SAN FRANCISCO — Tyrod Taylor could be the future of the Buffalo Bills. He certainly showed enough in 2015 to warrant a 2016 as the team's starting quarterback.
But is he the long-term answer? Does he deserve a lucrative contract extension?
As we examined recently, the experts are torn. The likes of Rich Gannon and Brian Billick loved the first impression but are not completely sold yet. Here at the Super Bowl, that's the theme with two former quarterbacks. The athleticism, the deep ball stand out with Taylor, yet both Trent Green and Boomer Esiason say they still need to see more of the quarterback before anointing him a long-term answer.
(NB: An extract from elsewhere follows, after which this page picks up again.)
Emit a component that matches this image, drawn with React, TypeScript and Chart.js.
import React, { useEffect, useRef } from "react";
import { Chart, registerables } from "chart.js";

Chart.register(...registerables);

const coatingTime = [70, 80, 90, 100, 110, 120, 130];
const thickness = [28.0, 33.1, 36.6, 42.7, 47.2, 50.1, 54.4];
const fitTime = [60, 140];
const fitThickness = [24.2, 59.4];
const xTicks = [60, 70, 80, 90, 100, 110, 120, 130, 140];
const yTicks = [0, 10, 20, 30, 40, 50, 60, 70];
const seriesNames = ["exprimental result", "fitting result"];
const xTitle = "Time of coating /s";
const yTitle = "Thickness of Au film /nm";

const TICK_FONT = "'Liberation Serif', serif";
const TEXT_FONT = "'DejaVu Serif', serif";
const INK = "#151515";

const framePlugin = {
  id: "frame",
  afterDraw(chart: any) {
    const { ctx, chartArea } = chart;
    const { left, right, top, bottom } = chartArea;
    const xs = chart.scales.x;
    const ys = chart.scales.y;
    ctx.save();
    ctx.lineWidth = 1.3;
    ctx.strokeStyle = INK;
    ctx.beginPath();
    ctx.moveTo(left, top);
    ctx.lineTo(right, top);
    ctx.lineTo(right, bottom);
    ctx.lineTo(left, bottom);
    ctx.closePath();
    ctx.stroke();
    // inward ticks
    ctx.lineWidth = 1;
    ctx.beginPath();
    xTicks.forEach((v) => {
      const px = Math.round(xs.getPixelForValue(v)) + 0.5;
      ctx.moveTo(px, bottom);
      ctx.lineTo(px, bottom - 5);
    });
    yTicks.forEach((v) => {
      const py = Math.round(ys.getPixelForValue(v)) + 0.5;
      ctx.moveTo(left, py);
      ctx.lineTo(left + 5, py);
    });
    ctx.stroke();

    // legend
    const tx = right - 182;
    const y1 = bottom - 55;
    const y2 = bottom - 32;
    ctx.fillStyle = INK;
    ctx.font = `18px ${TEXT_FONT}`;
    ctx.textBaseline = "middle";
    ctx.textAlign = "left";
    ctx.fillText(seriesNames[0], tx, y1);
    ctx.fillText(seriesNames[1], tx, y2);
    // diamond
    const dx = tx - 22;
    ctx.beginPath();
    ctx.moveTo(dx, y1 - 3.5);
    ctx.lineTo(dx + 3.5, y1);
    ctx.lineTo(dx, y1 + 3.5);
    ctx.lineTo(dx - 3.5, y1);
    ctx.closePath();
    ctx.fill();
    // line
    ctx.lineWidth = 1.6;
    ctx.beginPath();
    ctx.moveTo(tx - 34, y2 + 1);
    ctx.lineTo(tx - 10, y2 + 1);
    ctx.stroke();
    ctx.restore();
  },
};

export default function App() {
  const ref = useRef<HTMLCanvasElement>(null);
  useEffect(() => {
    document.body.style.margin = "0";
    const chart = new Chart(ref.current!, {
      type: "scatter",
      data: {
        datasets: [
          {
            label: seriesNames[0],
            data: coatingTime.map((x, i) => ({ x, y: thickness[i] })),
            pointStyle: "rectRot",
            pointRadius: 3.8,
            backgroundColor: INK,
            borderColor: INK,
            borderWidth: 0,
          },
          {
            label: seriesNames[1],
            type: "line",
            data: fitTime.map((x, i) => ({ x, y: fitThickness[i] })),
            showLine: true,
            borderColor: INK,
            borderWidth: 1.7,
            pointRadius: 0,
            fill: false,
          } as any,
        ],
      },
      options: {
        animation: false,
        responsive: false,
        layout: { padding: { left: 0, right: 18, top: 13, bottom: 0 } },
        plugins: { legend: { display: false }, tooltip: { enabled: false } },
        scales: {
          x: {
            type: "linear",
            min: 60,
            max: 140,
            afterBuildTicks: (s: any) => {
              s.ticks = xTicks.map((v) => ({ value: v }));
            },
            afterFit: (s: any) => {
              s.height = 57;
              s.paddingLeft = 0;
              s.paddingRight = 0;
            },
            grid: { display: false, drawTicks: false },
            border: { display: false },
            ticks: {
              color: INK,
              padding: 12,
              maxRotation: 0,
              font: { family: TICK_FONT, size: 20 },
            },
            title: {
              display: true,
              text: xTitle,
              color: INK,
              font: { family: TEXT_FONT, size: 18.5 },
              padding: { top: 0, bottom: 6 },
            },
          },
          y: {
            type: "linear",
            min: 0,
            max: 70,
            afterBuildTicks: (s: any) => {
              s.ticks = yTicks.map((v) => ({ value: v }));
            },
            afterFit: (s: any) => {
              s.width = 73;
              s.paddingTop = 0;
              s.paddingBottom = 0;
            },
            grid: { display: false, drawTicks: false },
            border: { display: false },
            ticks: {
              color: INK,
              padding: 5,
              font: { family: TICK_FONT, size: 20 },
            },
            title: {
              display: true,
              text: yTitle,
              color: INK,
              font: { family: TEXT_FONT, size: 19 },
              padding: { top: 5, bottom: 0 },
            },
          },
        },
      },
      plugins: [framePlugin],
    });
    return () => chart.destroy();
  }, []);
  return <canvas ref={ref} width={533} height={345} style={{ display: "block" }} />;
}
Green had a 12-year career, throwing for 4,000-plus yards three times with 162 touchdowns. Esiason made four Pro Bowls and was the 1988 NFL MVP.
“I still have to see a lot more. A lot more," Esiason said. "I know that Coach Ryan was real excited about his athleticism and all of the things that you love. And this is Tyrod’s first time starting. So let’s not jump to conclusions one way or the other. The good thing about Tyrod is he cares. He wants to do it. So that’s the first part that you have to get. I think the limited success he had this year is going to bode well for him going into next year. Even they are not sure if he’s the long-term answer. Only time will tell.”
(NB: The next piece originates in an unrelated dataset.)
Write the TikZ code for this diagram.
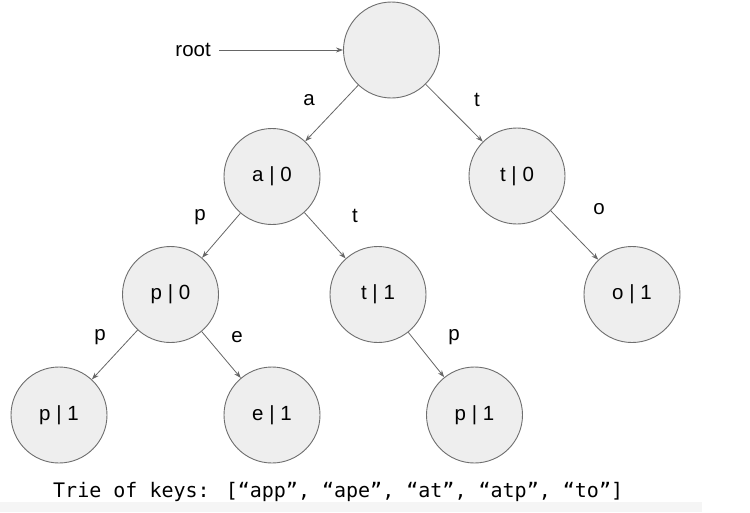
\documentclass[tikz,border=0pt]{standalone}
\usepackage{fontspec}
\setmainfont{Liberation Sans}
\newfontfamily\captionmono{DejaVu Sans Mono}
\usetikzlibrary{arrows.meta}
\definecolor{nodefill}{HTML}{EEEEEE}
\definecolor{nodeline}{HTML}{6E6E6E}
\definecolor{edgeline}{HTML}{666666}
\definecolor{bandgray}{HTML}{F5F5F5}
\tikzset{
  trienode/.style={circle, draw=nodeline, fill=nodefill, line width=0.9pt,
    minimum size=96pt, inner sep=0pt, font=\fontsize{20.5}{24}\selectfont},
  edgelab/.style={font=\fontsize{20.5}{24}\selectfont, inner sep=0pt},
  conn/.style={draw=edgeline, line width=0.8pt, -{Stealth[length=7pt,width=5pt]}}
}
\begin{document}
\begin{tikzpicture}[x=1pt,y=-1pt]
\useasboundingbox (0,0) rectangle (750,512);
\fill[bandgray] (0,502) rectangle (702,512);
% nodes
\node[trienode] (root) at (391.5,50) {};
\node[trienode] (a0) at (272,176.5) {a | 0};
\node[trienode] (t0) at (517,176) {t | 0};
\node[trienode] (p0) at (170.5,294.5) {p | 0};
\node[trienode] (t1) at (378,294.5) {t | 1};
\node[trienode] (o1) at (632,294.5) {o | 1};
\node[trienode] (p1a) at (59,415) {p | 1};
\node[trienode] (e1) at (272,415) {e | 1};
\node[trienode] (p1b) at (474.5,415) {p | 1};
% root pointer
\node[edgelab, anchor=east] (rootlab) at (211,50) {root};
\path (rootlab.east) ++(8pt,0) coordinate (rootstart);
\draw[conn] (rootstart) -- (root);
% edges
\draw[conn] (root) -- (a0);
\draw[conn] (root) -- (t0);
\draw[conn] (a0) -- (p0);
\draw[conn] (a0) -- (t1);
\draw[conn] (t0) -- (o1);
\draw[conn] (p0) -- (p1a);
\draw[conn] (p0) -- (e1);
\draw[conn] (t1) -- (p1b);
% edge labels
\node[edgelab] (la) at (309,100) {a};
\node[edgelab] (lt) at (477,100) {t};
\node[edgelab] (lp1) at (200,217) {p};
\node[edgelab] (lt2) at (355,216) {t};
\node[edgelab] (lo) at (599,209) {o};
\node[edgelab] (lp2) at (100,337) {p};
\node[edgelab] (le) at (237,337) {e};
\node[edgelab] (lp3) at (454,337) {p};
% caption
\node[inner sep=0pt, anchor=base west, font=\captionmono\fontsize{20}{24}\selectfont] (cap) at (53,497) {Trie of keys: [“app”, “ape”, “at”, “atp”, “to”]};
\end{tikzpicture}
\end{document}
Right now, the Bills probably couldn't pay Taylor big money even if they wanted to. General manager Doug Whaley says the team needs to see more before making a financial commitment to the quarterback, and that the team "absolutely" would consider drafting a QB in the early rounds. For good reason, too. The Bills have botched this position repeatedly through the years.
False hope in a Losman, an Edwards, etc. has prevented the team from drafting future All-Pros. A quarterback-starved team has drafted only four since Jim Kelly retired in 1997.
Green isn't so sure Taylor is the guy long term. Yet.
“Before giving him the long-term deal, I’d like to see more," Green said. "I think this past year, he showed great signs that’s a real possibility. He has the arm strength. He has the mobility. I think dealing with some of the health issues he did during the season, you just want to see more of it before you give him that big deal.”
Health is one of the three points Whaley alluded to when asked after the season what he still needs to see. The Bills would like to see him slide more often and avoid big hits. This isn't a 6-foot-5, 245-pound Cam Newton. Taylor is 6 foot 1, 215 pounds and suffered shoulder and knee injuries his first season as a starter.
And Taylor missing two games — losses to Cincinnati and Jacksonville — proved costly for the 8-8 Bills. This has to be one concern to the Bills' front office.
Said Green, "The durability factor is a major thing if you’re going to make that type of financial commitment. I know Tyrod’s not as big as Michael Vick was in Vick’s heyday. There’s some concern with that, yeah.”
And Green would know. Injuries stunted his promising career. In 1999, a torn ACL ended his season and opened a door for Kurt Warner. On to Kansas City, in 2006, he suffered a severe concussion on a hit from Cincinnati's Robert Geathers. With the Dolphins, he was once carted off on a stretcher.
As a quarterback, he knows you have to think big picture play to play.
“I didn’t until they started happening," Green said. "I didn’t until later in my career. And I was a lot slower in my career and I had already had a couple concussions. So you start thinking about it in that point in time.”
No, Esiason doesn't believe Taylor's smaller stature will be a major factor in the decision-making process, pointing to other quarterbacks who have found a way to stay healthy. Look at Russell Wilson, at Drew Brees at all the examples, he said.
“When you’re smaller," Esiason said, "you just have to play smarter, you have to play bigger, you have to do things to put yourself in the right position to throw the football. And there’s more to playing the game than the physical stature of somebody. They have to have it in here.
“So I don’t know yet. That’s the best answer I can give you.”
At some point, the Bills will make a decision on Taylor that'll chart the franchise's future. Much of Taylor's success in 2015 came on the run or throwing deep to wide receiver Sammy Watkins. The Bills might need to see him dissect a defense with more regularity in Year 2.
To Green, a quarterback can develop this. It's not something someone either has or doesn't have.
Just look at the quarterback taking center stage Sunday: Cam Newton.
"It’s Cam’s fifth year and everything kind of slowed down for him," Green said. "The turnovers, the touchdowns, all those things. Look at what they’re doing with Mike Shula. When you break down the film, the 3x1’s and the combinations they’re doing, it’s all based on what the defense does. So if the defense rolls this way, you go to that side. If they roll that way, go that way. Cam’s really evolved so I know with Taylor he was in Baltimore, he was with Flacco and Cam Cameron. He’s had some good tutelage and good guys to learn underneath.
"I’d just like to see him have another good year, continue to grow and I think that’s something he can definitely do.”